SUPPLIED MATERIAL =
◇ ◇ ◇ ◇ ◇

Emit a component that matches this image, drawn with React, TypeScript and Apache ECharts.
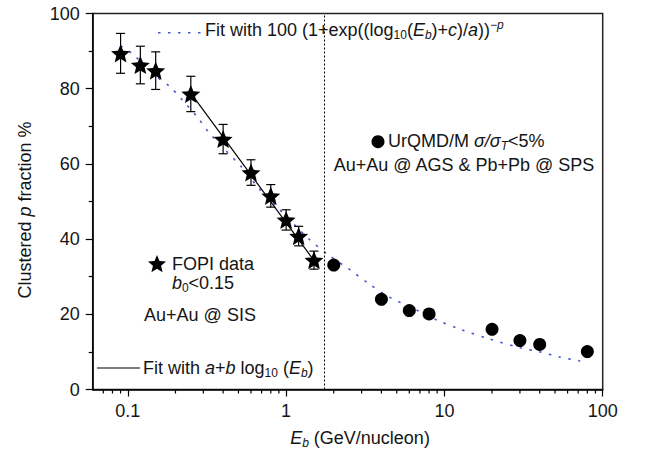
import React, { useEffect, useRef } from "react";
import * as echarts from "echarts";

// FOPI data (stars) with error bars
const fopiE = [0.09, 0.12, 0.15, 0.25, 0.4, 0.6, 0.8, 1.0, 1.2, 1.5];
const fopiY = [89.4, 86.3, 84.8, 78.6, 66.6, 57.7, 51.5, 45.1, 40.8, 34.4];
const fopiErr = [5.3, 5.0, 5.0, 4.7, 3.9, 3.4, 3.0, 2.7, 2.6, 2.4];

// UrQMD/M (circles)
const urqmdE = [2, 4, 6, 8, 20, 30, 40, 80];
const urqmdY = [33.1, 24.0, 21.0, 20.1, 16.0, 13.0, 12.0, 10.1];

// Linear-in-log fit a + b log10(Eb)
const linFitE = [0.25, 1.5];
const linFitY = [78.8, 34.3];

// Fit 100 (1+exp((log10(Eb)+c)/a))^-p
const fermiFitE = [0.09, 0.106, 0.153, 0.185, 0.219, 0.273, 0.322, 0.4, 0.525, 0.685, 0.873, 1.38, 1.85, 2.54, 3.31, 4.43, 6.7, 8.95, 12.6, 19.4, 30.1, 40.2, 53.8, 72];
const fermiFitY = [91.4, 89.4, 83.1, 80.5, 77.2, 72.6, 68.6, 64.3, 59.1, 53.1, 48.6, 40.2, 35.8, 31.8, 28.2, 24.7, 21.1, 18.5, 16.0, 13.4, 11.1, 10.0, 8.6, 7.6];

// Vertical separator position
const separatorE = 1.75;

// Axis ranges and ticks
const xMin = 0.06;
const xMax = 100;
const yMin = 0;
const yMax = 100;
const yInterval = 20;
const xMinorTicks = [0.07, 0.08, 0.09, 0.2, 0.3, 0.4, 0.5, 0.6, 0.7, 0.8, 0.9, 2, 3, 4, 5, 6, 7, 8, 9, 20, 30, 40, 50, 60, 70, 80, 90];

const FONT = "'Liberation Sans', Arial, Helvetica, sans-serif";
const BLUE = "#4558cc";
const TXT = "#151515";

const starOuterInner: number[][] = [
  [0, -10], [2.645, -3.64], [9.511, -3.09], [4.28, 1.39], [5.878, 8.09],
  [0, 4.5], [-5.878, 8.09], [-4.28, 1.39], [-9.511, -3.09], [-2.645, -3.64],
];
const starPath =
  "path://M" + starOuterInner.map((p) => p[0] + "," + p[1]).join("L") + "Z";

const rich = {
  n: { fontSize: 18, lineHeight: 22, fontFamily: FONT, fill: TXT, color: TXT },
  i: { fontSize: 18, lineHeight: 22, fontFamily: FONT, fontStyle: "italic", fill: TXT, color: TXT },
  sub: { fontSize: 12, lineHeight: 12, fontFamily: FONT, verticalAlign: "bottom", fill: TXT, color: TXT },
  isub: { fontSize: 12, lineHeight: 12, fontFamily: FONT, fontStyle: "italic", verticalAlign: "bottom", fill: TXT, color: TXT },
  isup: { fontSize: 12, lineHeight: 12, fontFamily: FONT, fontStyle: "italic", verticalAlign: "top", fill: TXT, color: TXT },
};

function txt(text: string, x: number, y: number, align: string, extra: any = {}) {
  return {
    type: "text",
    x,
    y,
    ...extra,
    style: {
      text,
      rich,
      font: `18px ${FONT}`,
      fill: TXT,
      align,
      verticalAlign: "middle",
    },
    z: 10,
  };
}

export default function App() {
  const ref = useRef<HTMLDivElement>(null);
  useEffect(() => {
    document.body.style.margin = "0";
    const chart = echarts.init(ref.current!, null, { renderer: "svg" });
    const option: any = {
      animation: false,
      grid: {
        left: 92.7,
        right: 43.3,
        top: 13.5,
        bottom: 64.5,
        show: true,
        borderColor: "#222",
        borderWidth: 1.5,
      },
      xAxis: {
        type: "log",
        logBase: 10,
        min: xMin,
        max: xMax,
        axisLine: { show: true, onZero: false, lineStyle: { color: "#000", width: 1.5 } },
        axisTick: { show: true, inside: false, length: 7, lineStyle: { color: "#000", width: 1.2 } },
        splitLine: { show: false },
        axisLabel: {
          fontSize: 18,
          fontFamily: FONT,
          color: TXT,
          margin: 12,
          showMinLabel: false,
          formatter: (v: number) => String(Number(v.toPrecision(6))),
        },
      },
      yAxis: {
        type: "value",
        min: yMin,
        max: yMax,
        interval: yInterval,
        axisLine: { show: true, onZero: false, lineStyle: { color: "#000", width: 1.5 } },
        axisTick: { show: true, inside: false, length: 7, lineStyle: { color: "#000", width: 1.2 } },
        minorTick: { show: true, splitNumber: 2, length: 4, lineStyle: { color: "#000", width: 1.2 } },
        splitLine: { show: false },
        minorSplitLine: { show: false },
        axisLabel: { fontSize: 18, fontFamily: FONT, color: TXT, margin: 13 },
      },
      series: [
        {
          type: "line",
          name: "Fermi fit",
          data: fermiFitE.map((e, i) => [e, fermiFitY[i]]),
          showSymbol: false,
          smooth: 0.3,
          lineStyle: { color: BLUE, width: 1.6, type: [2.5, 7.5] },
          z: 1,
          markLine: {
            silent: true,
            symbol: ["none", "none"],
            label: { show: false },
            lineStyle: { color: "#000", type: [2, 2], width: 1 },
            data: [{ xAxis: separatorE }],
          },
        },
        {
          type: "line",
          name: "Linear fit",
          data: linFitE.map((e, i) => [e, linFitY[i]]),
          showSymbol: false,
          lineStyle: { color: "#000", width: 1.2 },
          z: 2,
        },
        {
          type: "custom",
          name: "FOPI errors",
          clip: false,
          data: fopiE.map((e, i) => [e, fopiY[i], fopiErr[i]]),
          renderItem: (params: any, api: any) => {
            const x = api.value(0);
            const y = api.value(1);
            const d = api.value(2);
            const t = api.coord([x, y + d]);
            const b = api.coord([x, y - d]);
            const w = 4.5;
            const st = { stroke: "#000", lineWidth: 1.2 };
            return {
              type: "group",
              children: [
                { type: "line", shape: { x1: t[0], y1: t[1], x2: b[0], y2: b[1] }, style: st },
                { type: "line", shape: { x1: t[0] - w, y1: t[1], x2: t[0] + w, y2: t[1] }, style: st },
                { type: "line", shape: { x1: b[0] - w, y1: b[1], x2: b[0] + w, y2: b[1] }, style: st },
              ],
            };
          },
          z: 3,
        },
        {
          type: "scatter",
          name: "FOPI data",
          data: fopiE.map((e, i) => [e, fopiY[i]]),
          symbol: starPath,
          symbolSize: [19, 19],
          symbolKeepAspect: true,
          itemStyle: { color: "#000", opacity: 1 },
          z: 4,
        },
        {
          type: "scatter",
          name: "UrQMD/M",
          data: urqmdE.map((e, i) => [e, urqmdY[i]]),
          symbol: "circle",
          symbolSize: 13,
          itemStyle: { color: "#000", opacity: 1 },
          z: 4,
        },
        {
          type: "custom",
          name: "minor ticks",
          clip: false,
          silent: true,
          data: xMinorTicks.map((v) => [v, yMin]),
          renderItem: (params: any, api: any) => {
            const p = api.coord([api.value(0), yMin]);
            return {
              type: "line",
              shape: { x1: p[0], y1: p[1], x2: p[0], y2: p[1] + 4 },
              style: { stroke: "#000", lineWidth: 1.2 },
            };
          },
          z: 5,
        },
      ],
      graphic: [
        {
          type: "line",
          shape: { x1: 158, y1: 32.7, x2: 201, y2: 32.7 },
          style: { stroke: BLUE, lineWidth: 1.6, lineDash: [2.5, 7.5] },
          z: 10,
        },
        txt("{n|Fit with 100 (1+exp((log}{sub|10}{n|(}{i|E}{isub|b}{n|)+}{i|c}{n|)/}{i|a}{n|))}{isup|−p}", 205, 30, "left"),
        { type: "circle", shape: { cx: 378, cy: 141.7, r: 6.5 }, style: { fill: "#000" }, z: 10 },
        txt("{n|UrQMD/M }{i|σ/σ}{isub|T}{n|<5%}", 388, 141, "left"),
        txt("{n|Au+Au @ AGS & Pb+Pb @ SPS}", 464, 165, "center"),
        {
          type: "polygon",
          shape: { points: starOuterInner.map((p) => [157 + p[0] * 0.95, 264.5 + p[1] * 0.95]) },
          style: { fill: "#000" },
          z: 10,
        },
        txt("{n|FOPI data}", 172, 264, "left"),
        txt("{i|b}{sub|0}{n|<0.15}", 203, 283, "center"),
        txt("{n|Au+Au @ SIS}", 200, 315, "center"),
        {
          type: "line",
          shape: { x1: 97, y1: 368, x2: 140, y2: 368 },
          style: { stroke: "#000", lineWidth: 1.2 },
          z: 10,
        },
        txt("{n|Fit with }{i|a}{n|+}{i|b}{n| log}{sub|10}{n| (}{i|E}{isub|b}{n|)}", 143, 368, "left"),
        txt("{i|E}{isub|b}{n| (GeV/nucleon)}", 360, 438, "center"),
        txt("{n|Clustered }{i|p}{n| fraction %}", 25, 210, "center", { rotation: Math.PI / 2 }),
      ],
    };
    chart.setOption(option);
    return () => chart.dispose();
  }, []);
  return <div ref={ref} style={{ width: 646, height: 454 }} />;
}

◇ ◇ ◇ ◇ ◇

OBJECTIVE = Omitting all pictures, restate exactly the lines of the material from its start through the line that contains "10.0, 8.6, 7.6];".

RESPONSE TO THE TASK =
Emit a component that matches this image, drawn with React, TypeScript and Apache ECharts.
import React, { useEffect, useRef } from "react";
import * as echarts from "echarts";

// FOPI data (stars) with error bars
const fopiE = [0.09, 0.12, 0.15, 0.25, 0.4, 0.6, 0.8, 1.0, 1.2, 1.5];
const fopiY = [89.4, 86.3, 84.8, 78.6, 66.6, 57.7, 51.5, 45.1, 40.8, 34.4];
const fopiErr = [5.3, 5.0, 5.0, 4.7, 3.9, 3.4, 3.0, 2.7, 2.6, 2.4];

// UrQMD/M (circles)
const urqmdE = [2, 4, 6, 8, 20, 30, 40, 80];
const urqmdY = [33.1, 24.0, 21.0, 20.1, 16.0, 13.0, 12.0, 10.1];

// Linear-in-log fit a + b log10(Eb)
const linFitE = [0.25, 1.5];
const linFitY = [78.8, 34.3];

// Fit 100 (1+exp((log10(Eb)+c)/a))^-p
const fermiFitE = [0.09, 0.106, 0.153, 0.185, 0.219, 0.273, 0.322, 0.4, 0.525, 0.685, 0.873, 1.38, 1.85, 2.54, 3.31, 4.43, 6.7, 8.95, 12.6, 19.4, 30.1, 40.2, 53.8, 72];
const fermiFitY = [91.4, 89.4, 83.1, 80.5, 77.2, 72.6, 68.6, 64.3, 59.1, 53.1, 48.6, 40.2, 35.8, 31.8, 28.2, 24.7, 21.1, 18.5, 16.0, 13.4, 11.1, 10.0, 8.6, 7.6];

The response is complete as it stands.